**WHAT THE TASK REQUIRES:** Retype, word for word, the lines from the first line of the entries through the line that holds "var yTickLabels = ['0','1','2','3','4','5','6','7'];"; leave out the pictures.

**EXTRACTED MATERIAL:**
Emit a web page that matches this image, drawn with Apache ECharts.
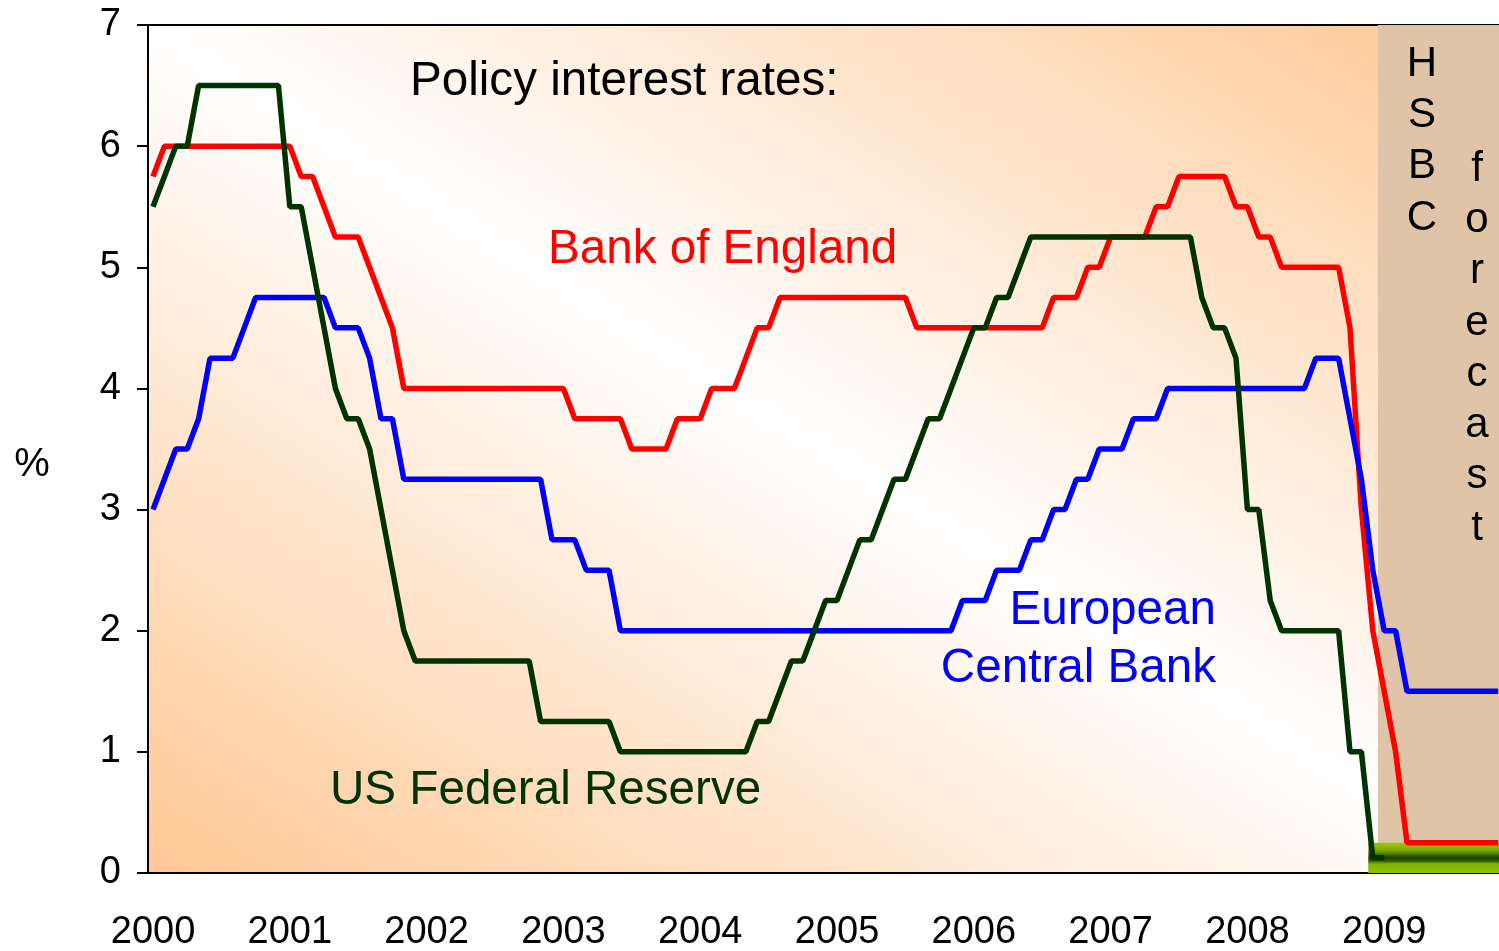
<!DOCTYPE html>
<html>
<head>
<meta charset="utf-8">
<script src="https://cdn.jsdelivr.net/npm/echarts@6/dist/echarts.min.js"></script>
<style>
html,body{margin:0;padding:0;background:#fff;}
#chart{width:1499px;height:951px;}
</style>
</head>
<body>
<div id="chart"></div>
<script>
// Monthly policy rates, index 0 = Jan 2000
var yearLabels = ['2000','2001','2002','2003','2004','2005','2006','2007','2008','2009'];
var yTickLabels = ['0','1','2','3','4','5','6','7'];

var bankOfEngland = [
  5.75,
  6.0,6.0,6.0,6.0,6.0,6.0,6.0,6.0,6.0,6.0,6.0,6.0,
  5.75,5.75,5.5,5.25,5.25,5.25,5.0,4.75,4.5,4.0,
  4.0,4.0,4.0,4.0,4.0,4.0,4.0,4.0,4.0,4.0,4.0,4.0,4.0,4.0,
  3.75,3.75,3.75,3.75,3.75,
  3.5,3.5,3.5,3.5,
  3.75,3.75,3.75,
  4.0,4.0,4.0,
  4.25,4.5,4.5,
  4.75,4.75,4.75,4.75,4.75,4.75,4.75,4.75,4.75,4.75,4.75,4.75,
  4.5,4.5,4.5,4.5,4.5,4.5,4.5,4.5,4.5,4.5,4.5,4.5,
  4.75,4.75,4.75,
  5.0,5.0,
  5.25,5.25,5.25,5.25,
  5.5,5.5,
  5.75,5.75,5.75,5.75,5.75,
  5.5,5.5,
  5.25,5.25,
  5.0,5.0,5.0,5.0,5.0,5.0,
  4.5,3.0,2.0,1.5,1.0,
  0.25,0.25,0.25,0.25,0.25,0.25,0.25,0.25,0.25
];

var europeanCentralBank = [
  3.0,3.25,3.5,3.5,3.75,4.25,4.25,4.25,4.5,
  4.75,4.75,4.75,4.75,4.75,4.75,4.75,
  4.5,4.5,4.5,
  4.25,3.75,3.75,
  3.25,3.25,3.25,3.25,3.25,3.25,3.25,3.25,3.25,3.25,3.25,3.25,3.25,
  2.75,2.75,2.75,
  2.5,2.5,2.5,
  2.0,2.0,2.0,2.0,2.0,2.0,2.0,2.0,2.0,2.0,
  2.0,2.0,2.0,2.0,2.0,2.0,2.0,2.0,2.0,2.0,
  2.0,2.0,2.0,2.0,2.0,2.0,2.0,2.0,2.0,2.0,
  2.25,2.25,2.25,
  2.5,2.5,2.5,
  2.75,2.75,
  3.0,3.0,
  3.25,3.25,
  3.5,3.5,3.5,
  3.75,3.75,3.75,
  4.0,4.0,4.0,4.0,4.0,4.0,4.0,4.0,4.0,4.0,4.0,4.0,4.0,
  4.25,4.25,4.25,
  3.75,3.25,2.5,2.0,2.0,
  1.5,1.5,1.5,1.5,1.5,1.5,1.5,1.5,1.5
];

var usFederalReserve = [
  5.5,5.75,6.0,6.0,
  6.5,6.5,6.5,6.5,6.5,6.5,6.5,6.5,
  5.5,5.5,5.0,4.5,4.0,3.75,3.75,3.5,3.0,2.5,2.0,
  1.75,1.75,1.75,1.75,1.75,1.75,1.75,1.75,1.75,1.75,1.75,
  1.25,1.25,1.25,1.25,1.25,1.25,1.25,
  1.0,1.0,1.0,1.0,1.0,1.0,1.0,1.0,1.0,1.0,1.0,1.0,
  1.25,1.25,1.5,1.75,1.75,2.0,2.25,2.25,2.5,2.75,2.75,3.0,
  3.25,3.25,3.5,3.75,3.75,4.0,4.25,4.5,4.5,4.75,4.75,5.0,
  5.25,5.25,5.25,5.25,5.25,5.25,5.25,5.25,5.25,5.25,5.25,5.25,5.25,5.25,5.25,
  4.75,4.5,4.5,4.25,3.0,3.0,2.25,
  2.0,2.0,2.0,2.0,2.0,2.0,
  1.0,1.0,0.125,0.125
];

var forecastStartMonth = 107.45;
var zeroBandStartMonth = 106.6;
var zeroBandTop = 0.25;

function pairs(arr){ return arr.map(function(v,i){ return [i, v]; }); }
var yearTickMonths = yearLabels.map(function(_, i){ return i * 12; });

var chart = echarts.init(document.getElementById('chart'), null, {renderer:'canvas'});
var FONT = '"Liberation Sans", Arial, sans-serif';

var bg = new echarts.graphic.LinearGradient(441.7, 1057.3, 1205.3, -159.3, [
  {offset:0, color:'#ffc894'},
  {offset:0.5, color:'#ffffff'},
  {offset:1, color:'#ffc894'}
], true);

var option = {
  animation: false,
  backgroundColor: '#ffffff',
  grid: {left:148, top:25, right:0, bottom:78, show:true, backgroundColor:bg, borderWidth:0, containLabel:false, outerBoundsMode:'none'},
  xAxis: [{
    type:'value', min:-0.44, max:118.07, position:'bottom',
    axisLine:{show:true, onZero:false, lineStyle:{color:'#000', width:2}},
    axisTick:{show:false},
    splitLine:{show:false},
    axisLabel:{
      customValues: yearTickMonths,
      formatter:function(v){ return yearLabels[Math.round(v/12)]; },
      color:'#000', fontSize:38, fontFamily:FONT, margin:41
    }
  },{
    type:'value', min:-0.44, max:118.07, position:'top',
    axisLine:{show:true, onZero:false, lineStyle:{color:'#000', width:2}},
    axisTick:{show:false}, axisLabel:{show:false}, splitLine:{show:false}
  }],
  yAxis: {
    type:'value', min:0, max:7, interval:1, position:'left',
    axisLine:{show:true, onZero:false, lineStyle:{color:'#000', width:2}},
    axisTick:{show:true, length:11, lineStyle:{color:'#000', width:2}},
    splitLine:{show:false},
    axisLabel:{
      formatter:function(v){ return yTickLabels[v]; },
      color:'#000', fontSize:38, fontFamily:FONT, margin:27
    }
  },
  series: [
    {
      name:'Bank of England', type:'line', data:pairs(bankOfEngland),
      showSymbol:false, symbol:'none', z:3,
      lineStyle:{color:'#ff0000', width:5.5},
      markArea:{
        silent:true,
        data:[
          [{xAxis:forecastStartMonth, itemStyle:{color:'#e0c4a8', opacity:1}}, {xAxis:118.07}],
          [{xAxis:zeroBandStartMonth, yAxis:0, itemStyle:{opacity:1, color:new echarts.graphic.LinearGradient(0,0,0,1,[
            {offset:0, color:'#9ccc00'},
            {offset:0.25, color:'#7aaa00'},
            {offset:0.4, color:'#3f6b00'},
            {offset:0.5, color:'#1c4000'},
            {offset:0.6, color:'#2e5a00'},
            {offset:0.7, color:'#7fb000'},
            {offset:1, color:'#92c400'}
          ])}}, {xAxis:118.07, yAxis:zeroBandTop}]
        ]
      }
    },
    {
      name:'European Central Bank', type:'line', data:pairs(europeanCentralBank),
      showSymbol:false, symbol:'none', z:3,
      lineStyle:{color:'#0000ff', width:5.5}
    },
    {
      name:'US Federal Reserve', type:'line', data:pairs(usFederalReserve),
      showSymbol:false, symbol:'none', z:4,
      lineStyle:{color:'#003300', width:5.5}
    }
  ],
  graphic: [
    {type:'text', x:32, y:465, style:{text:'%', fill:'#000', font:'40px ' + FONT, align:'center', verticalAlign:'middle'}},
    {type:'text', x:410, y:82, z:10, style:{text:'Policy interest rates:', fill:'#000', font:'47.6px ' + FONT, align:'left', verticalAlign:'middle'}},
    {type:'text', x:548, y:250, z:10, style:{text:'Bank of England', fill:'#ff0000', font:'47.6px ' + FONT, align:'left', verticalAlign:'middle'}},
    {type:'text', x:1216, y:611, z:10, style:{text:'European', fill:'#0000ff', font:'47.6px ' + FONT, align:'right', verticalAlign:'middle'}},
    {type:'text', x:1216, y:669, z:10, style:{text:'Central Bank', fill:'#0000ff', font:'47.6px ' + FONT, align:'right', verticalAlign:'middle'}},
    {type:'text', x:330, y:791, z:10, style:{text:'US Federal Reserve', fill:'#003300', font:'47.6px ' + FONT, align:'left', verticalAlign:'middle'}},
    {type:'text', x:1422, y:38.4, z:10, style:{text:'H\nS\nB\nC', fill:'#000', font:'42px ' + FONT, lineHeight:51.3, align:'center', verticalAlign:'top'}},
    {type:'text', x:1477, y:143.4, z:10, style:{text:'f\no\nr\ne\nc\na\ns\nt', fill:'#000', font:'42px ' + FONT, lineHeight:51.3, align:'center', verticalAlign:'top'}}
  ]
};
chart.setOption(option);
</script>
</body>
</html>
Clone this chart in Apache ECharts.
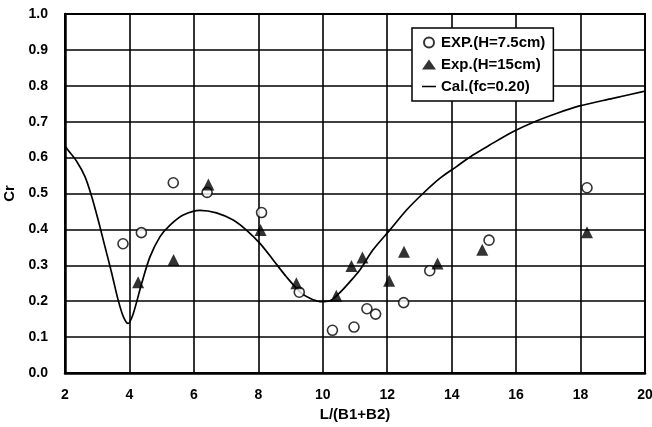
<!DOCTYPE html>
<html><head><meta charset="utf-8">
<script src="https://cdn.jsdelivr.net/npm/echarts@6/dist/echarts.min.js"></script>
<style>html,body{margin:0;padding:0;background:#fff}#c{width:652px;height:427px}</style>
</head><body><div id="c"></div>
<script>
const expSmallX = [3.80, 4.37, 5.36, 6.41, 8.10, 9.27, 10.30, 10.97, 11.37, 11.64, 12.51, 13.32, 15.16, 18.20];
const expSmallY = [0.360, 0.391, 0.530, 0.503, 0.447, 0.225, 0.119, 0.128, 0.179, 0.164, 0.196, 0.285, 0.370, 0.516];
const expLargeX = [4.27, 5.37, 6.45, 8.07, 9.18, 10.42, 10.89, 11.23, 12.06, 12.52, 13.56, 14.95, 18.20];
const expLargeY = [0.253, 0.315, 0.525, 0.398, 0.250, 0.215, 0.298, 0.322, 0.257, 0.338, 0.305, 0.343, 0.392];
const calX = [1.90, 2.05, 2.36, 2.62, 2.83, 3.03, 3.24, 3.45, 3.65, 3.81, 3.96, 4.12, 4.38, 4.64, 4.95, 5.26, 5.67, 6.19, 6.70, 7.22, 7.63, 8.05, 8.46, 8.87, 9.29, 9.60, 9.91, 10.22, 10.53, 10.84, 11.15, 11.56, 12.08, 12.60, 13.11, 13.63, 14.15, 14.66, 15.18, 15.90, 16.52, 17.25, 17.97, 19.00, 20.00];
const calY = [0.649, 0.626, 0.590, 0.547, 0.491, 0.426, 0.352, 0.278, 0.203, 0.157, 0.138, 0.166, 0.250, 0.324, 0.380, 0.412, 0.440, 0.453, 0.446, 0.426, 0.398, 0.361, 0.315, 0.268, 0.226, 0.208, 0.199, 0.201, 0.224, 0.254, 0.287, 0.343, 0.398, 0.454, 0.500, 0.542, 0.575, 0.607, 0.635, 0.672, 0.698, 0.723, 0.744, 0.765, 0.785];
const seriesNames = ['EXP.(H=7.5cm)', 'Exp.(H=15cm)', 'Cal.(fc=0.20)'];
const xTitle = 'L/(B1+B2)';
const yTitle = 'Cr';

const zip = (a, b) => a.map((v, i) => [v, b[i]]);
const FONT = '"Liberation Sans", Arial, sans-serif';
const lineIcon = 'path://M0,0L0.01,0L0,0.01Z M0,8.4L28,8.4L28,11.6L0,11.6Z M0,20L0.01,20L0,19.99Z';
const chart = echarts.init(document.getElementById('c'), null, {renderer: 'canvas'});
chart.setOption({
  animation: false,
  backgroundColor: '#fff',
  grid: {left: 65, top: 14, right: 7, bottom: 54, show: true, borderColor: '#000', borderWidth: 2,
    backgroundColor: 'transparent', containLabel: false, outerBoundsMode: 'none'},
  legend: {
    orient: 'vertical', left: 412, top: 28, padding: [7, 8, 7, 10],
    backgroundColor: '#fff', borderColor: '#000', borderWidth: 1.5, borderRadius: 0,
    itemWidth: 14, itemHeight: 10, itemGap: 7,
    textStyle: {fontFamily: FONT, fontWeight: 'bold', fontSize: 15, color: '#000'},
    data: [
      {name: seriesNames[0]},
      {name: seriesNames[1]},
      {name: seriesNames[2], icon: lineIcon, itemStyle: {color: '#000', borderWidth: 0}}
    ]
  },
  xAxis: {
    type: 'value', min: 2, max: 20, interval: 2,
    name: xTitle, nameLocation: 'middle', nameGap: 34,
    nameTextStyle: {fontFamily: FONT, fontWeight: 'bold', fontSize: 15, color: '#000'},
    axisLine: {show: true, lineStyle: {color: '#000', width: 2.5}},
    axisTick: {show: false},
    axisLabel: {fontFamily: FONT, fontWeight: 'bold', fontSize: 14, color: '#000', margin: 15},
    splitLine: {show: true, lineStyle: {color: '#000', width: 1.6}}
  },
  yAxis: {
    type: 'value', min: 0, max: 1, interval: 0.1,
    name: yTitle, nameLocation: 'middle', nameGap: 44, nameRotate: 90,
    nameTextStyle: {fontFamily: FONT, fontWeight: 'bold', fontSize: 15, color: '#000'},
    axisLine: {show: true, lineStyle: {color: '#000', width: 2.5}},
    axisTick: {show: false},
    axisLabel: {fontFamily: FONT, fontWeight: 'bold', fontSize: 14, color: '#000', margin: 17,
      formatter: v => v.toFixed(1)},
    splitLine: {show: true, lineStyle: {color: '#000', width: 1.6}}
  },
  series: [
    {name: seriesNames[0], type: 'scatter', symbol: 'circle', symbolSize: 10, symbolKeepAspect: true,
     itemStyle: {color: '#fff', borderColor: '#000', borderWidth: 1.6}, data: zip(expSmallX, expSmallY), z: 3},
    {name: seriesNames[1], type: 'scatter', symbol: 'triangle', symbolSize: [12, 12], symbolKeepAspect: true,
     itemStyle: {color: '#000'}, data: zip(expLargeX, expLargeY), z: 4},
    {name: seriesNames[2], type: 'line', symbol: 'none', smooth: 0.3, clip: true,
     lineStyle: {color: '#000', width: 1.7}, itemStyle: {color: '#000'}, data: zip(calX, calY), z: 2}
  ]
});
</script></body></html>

**OUTPUT BELOW:**
Emit a web page that matches this image, drawn with Apache ECharts.
<!DOCTYPE html>
<html>
<head>
<meta charset="utf-8">
<script src="https://cdn.jsdelivr.net/npm/echarts@6/dist/echarts.min.js"></script>
<style>
html,body{margin:0;padding:0;background:#fff;}
#chart{width:1499px;height:951px;}
</style>
</head>
<body>
<div id="chart"></div>
<script>
// Monthly policy rates, index 0 = Jan 2000
var yearLabels = ['2000','2001','2002','2003','2004','2005','2006','2007','2008','2009'];
var yTickLabels = ['0','1','2','3','4','5','6','7'];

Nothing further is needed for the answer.